# The request:
Extract, in full, the lines below, beginning at the first and ending with the line that contains "Arimo, Arial, sans-serif';". Pictures do not belong in the copy.

# Source excerpt:

◆ ◆ ◆ ◆ ◆ ◆ ◆

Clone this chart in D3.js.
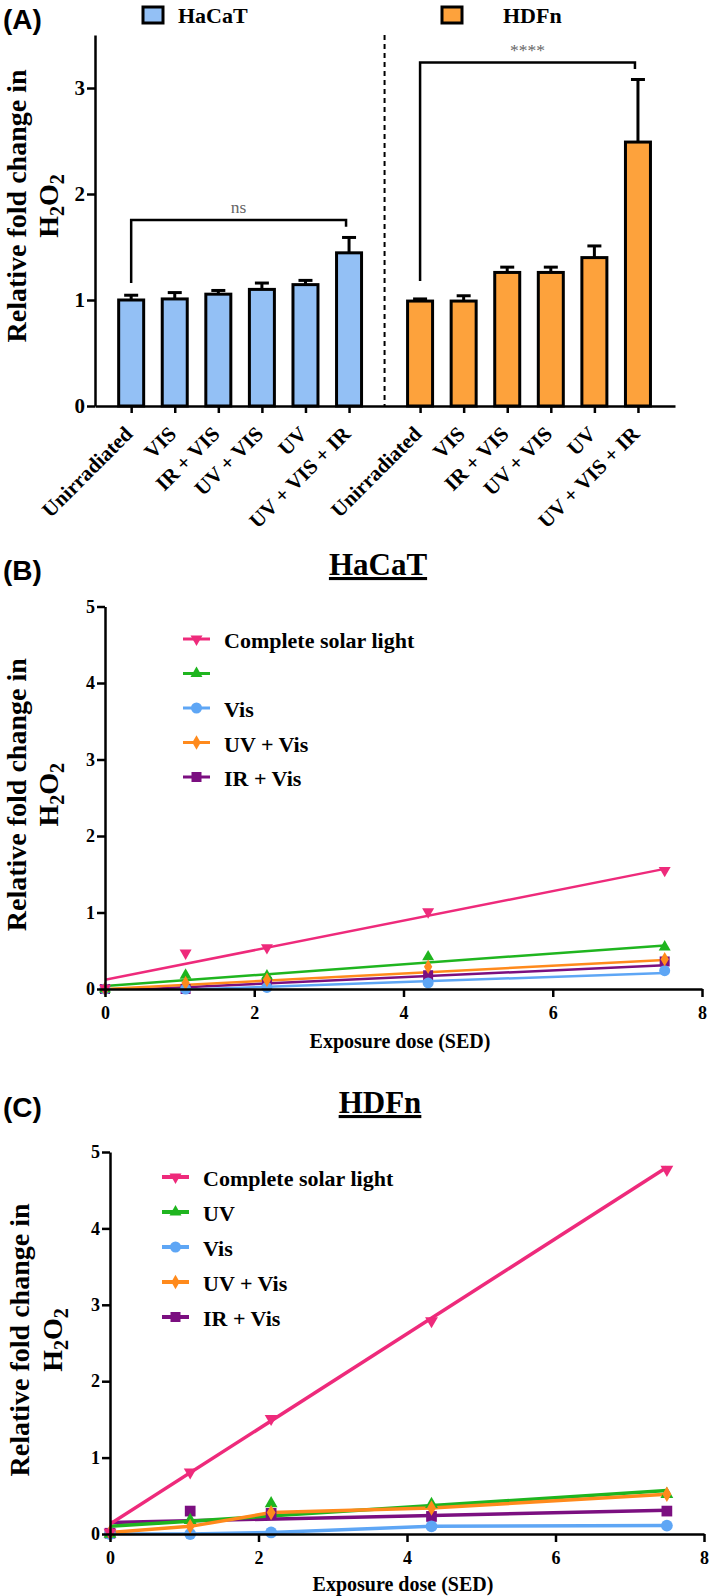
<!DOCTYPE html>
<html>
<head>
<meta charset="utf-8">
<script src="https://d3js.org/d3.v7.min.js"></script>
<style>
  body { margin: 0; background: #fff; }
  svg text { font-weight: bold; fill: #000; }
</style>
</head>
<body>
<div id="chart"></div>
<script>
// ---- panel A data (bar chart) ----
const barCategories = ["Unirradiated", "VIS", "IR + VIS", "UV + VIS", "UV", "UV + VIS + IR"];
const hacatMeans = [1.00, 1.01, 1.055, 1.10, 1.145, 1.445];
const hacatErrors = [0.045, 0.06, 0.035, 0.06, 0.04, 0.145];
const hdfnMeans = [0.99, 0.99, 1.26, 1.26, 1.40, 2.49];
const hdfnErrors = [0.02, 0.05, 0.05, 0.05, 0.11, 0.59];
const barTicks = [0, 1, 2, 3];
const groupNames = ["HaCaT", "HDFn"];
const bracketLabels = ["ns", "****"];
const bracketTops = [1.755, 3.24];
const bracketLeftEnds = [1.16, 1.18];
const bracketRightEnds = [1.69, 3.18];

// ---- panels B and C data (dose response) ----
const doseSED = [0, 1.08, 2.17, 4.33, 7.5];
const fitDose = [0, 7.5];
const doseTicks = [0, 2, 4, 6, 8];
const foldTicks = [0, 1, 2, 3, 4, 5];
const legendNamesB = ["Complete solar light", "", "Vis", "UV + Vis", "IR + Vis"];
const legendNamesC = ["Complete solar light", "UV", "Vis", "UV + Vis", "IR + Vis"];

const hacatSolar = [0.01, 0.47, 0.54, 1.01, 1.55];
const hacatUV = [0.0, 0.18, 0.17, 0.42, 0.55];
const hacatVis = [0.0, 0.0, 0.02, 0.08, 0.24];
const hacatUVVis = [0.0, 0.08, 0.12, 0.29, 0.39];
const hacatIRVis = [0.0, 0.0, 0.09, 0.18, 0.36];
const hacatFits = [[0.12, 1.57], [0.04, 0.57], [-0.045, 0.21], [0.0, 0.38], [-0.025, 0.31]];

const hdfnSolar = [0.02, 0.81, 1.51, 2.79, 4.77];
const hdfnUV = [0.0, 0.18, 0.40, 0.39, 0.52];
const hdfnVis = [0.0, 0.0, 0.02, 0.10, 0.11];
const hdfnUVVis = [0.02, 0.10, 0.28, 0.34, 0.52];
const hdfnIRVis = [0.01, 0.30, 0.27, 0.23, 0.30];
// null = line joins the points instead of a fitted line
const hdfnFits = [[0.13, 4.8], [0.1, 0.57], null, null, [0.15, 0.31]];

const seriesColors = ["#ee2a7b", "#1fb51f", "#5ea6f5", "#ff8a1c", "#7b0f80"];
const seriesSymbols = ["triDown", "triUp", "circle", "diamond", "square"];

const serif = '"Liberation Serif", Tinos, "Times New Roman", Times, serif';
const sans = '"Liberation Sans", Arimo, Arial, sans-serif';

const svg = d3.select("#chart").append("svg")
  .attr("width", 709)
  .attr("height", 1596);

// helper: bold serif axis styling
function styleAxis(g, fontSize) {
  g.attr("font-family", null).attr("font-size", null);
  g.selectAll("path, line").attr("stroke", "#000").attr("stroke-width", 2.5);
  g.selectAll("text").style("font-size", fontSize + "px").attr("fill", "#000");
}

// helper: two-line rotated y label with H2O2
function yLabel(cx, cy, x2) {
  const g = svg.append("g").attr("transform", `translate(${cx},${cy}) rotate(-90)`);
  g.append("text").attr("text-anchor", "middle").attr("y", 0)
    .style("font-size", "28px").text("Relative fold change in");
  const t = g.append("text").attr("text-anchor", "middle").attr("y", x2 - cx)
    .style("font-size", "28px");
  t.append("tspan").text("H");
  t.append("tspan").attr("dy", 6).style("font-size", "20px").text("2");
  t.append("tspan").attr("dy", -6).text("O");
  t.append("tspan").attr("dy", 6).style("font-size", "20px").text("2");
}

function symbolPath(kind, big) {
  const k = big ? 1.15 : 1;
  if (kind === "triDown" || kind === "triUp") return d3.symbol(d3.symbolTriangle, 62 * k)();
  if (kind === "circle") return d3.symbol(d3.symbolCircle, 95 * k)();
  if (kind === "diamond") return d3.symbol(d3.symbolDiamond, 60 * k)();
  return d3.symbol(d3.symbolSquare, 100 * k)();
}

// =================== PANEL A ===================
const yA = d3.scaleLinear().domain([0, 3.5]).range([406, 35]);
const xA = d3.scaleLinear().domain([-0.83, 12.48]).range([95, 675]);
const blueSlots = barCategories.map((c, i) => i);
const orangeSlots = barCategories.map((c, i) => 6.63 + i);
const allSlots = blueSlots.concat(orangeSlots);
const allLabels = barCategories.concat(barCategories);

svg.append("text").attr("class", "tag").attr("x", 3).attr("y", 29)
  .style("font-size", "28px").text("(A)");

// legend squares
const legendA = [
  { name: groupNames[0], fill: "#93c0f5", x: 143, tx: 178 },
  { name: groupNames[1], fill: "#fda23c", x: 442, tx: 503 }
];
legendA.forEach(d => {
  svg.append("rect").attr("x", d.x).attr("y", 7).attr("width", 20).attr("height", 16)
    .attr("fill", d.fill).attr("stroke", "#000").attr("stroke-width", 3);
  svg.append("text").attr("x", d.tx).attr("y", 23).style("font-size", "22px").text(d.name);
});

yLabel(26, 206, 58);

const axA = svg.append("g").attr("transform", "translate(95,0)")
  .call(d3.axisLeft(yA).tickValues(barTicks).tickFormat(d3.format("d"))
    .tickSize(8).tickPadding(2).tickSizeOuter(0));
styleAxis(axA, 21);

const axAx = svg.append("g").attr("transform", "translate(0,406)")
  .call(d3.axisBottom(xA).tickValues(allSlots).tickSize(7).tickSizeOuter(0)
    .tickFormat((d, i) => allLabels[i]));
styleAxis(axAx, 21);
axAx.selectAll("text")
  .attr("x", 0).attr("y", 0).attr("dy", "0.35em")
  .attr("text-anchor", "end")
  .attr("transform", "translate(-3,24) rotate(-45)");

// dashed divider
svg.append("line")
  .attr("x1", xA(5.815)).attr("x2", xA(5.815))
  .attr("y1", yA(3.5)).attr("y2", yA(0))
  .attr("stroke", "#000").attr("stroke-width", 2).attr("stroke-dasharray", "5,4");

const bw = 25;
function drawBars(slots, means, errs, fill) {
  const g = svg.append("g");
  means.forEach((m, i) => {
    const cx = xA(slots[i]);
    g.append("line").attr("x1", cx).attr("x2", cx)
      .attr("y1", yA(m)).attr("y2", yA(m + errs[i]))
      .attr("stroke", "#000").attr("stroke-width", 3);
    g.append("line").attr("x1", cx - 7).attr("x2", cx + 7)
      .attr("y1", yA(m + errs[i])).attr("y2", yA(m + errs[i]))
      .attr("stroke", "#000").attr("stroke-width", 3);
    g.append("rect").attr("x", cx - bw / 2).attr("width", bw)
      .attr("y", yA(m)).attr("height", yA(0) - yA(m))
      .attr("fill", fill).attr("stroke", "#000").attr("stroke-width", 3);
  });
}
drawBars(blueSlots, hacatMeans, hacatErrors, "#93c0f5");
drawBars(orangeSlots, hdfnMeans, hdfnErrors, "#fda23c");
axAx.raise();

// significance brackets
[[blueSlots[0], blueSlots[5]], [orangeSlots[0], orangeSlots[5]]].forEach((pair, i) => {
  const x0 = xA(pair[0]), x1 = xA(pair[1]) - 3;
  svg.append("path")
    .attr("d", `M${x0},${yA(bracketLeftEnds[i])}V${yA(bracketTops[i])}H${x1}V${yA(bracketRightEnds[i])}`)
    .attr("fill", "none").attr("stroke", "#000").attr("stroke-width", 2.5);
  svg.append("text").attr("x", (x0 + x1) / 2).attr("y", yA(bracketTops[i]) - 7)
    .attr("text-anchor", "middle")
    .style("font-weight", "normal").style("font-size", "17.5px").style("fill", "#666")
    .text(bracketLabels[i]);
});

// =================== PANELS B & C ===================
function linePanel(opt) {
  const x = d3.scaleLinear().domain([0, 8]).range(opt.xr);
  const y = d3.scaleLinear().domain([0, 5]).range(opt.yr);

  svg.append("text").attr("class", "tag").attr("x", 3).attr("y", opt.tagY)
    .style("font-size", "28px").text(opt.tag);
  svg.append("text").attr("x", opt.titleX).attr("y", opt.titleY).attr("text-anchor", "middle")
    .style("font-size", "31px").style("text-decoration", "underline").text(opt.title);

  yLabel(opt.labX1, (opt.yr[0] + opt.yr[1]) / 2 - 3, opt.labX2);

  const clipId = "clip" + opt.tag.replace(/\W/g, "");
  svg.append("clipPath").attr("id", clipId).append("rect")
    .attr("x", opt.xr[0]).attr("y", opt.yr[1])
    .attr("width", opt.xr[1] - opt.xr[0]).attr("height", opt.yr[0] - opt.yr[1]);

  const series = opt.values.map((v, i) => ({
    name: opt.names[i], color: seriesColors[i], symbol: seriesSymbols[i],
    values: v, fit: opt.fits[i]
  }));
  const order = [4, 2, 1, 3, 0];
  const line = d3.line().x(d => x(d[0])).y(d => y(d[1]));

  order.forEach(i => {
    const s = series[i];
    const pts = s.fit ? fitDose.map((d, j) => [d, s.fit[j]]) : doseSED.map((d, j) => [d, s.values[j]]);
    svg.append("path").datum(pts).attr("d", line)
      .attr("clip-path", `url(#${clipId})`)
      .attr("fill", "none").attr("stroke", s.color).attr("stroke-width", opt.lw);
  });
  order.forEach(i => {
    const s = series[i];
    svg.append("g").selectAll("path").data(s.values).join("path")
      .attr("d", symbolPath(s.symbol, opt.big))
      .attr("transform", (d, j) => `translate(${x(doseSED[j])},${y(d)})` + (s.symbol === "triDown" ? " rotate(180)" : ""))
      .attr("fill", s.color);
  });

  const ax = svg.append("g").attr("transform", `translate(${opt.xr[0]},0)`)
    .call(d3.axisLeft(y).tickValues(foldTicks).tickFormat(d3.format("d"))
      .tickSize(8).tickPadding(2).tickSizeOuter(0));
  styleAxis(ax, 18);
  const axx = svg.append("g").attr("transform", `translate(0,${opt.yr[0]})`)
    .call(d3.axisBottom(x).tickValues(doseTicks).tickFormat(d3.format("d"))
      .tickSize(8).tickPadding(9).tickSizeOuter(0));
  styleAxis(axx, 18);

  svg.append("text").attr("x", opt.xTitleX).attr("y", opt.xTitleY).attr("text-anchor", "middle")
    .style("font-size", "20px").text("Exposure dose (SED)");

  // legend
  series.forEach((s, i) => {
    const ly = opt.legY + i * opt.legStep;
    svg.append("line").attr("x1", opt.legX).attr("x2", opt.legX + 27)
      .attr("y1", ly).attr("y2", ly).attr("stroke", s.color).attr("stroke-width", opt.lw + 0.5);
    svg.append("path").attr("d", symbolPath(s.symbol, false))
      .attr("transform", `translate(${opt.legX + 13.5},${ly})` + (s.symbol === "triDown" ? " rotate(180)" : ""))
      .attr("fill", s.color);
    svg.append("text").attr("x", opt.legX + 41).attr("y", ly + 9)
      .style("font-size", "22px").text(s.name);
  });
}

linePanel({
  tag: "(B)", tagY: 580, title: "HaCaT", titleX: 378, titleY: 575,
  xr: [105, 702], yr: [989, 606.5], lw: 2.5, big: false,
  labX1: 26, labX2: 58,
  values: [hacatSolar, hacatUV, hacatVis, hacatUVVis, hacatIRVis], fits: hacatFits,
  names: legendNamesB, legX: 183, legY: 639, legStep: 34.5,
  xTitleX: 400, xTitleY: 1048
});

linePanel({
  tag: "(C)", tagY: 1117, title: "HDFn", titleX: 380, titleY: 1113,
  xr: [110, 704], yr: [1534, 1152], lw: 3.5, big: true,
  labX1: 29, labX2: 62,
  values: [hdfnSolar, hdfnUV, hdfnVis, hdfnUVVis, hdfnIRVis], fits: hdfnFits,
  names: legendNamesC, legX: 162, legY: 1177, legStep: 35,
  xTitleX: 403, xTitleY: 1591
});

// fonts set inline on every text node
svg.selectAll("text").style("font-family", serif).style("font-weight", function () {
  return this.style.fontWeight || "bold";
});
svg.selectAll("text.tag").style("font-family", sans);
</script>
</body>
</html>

◆ ◆ ◆ ◆ ◆ ◆ ◆

# Solution for this exercise:
Clone this chart in D3.js.
<!DOCTYPE html>
<html>
<head>
<meta charset="utf-8">
<script src="https://d3js.org/d3.v7.min.js"></script>
<style>
  body { margin: 0; background: #fff; }
  svg text { font-weight: bold; fill: #000; }
</style>
</head>
<body>
<div id="chart"></div>
<script>
// ---- panel A data (bar chart) ----
const barCategories = ["Unirradiated", "VIS", "IR + VIS", "UV + VIS", "UV", "UV + VIS + IR"];
const hacatMeans = [1.00, 1.01, 1.055, 1.10, 1.145, 1.445];
const hacatErrors = [0.045, 0.06, 0.035, 0.06, 0.04, 0.145];
const hdfnMeans = [0.99, 0.99, 1.26, 1.26, 1.40, 2.49];
const hdfnErrors = [0.02, 0.05, 0.05, 0.05, 0.11, 0.59];
const barTicks = [0, 1, 2, 3];
const groupNames = ["HaCaT", "HDFn"];
const bracketLabels = ["ns", "****"];
const bracketTops = [1.755, 3.24];
const bracketLeftEnds = [1.16, 1.18];
const bracketRightEnds = [1.69, 3.18];

// ---- panels B and C data (dose response) ----
const doseSED = [0, 1.08, 2.17, 4.33, 7.5];
const fitDose = [0, 7.5];
const doseTicks = [0, 2, 4, 6, 8];
const foldTicks = [0, 1, 2, 3, 4, 5];
const legendNamesB = ["Complete solar light", "", "Vis", "UV + Vis", "IR + Vis"];
const legendNamesC = ["Complete solar light", "UV", "Vis", "UV + Vis", "IR + Vis"];

const hacatSolar = [0.01, 0.47, 0.54, 1.01, 1.55];
const hacatUV = [0.0, 0.18, 0.17, 0.42, 0.55];
const hacatVis = [0.0, 0.0, 0.02, 0.08, 0.24];
const hacatUVVis = [0.0, 0.08, 0.12, 0.29, 0.39];
const hacatIRVis = [0.0, 0.0, 0.09, 0.18, 0.36];
const hacatFits = [[0.12, 1.57], [0.04, 0.57], [-0.045, 0.21], [0.0, 0.38], [-0.025, 0.31]];

const hdfnSolar = [0.02, 0.81, 1.51, 2.79, 4.77];
const hdfnUV = [0.0, 0.18, 0.40, 0.39, 0.52];
const hdfnVis = [0.0, 0.0, 0.02, 0.10, 0.11];
const hdfnUVVis = [0.02, 0.10, 0.28, 0.34, 0.52];
const hdfnIRVis = [0.01, 0.30, 0.27, 0.23, 0.30];
// null = line joins the points instead of a fitted line
const hdfnFits = [[0.13, 4.8], [0.1, 0.57], null, null, [0.15, 0.31]];

const seriesColors = ["#ee2a7b", "#1fb51f", "#5ea6f5", "#ff8a1c", "#7b0f80"];
const seriesSymbols = ["triDown", "triUp", "circle", "diamond", "square"];

const serif = '"Liberation Serif", Tinos, "Times New Roman", Times, serif';
const sans = '"Liberation Sans", Arimo, Arial, sans-serif';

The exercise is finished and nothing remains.